[Figure scripts]

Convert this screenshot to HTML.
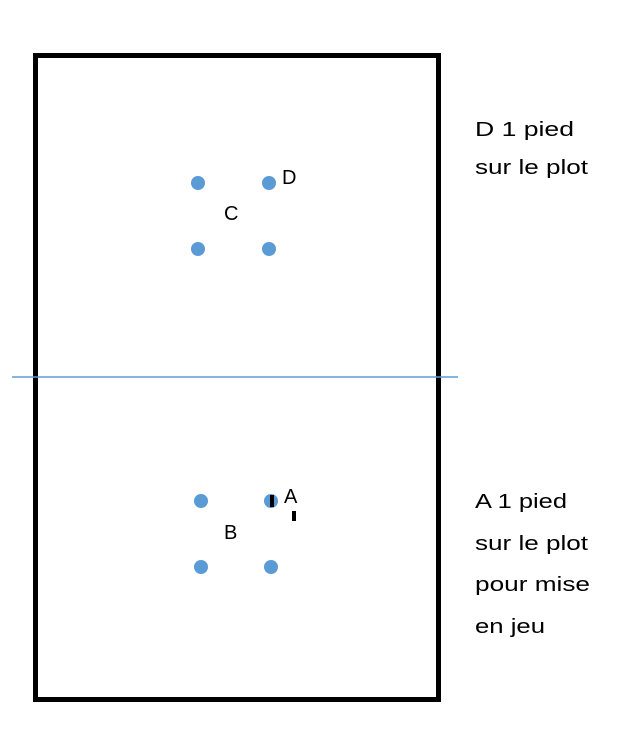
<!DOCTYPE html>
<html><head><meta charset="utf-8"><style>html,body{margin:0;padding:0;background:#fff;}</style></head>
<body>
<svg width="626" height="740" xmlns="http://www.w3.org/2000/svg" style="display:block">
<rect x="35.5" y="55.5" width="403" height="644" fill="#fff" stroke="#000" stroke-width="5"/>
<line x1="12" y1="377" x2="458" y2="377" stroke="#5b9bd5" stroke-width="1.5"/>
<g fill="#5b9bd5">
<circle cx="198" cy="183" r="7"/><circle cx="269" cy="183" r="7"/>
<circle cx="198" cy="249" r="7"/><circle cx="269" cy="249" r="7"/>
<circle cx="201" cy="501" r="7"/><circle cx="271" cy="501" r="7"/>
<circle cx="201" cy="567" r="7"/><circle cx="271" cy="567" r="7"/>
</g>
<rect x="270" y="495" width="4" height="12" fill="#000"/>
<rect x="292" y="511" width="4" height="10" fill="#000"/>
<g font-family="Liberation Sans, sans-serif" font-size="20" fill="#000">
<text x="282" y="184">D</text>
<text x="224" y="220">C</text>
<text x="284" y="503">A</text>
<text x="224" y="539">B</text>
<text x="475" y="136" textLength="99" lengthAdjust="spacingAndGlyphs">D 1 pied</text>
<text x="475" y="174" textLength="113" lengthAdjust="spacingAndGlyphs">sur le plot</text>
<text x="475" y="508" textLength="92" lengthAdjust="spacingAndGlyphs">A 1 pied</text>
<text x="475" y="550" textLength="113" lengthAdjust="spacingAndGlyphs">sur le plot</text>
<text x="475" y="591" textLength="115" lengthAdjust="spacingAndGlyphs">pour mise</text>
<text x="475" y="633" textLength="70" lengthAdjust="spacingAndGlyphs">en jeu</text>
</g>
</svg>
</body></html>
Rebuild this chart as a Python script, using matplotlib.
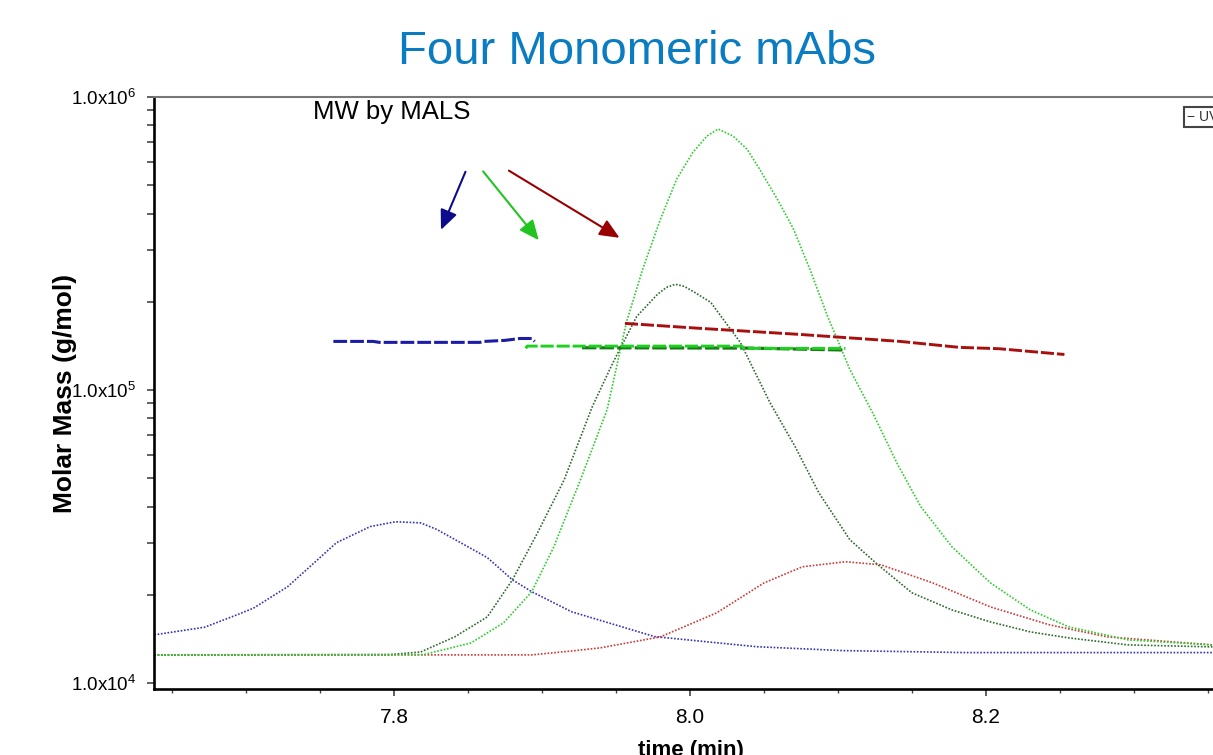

_PROBLEM TO SOLVE_
Without the pictures, restate each entry exactly.

_THE RESULT_
Convert this screenshot to HTML.
<!DOCTYPE html>
<html><head><meta charset="utf-8"><style>html,body{margin:0;padding:0;background:#fff;}</style></head>
<body>
<svg width="626" height="740" xmlns="http://www.w3.org/2000/svg" style="display:block">
<rect x="35.5" y="55.5" width="403" height="644" fill="#fff" stroke="#000" stroke-width="5"/>
<line x1="12" y1="377" x2="458" y2="377" stroke="#5b9bd5" stroke-width="1.5"/>
<g fill="#5b9bd5">
<circle cx="198" cy="183" r="7"/><circle cx="269" cy="183" r="7"/>
<circle cx="198" cy="249" r="7"/><circle cx="269" cy="249" r="7"/>
<circle cx="201" cy="501" r="7"/><circle cx="271" cy="501" r="7"/>
<circle cx="201" cy="567" r="7"/><circle cx="271" cy="567" r="7"/>
</g>
<rect x="270" y="495" width="4" height="12" fill="#000"/>
<rect x="292" y="511" width="4" height="10" fill="#000"/>
<g font-family="Liberation Sans, sans-serif" font-size="20" fill="#000">
<text x="282" y="184">D</text>
<text x="224" y="220">C</text>
<text x="284" y="503">A</text>
<text x="224" y="539">B</text>
<text x="475" y="136" textLength="99" lengthAdjust="spacingAndGlyphs">D 1 pied</text>
<text x="475" y="174" textLength="113" lengthAdjust="spacingAndGlyphs">sur le plot</text>
<text x="475" y="508" textLength="92" lengthAdjust="spacingAndGlyphs">A 1 pied</text>
<text x="475" y="550" textLength="113" lengthAdjust="spacingAndGlyphs">sur le plot</text>
<text x="475" y="591" textLength="115" lengthAdjust="spacingAndGlyphs">pour mise</text>
<text x="475" y="633" textLength="70" lengthAdjust="spacingAndGlyphs">en jeu</text>
</g>
</svg>
</body></html>
Rebuild this chart as a Python script, using matplotlib.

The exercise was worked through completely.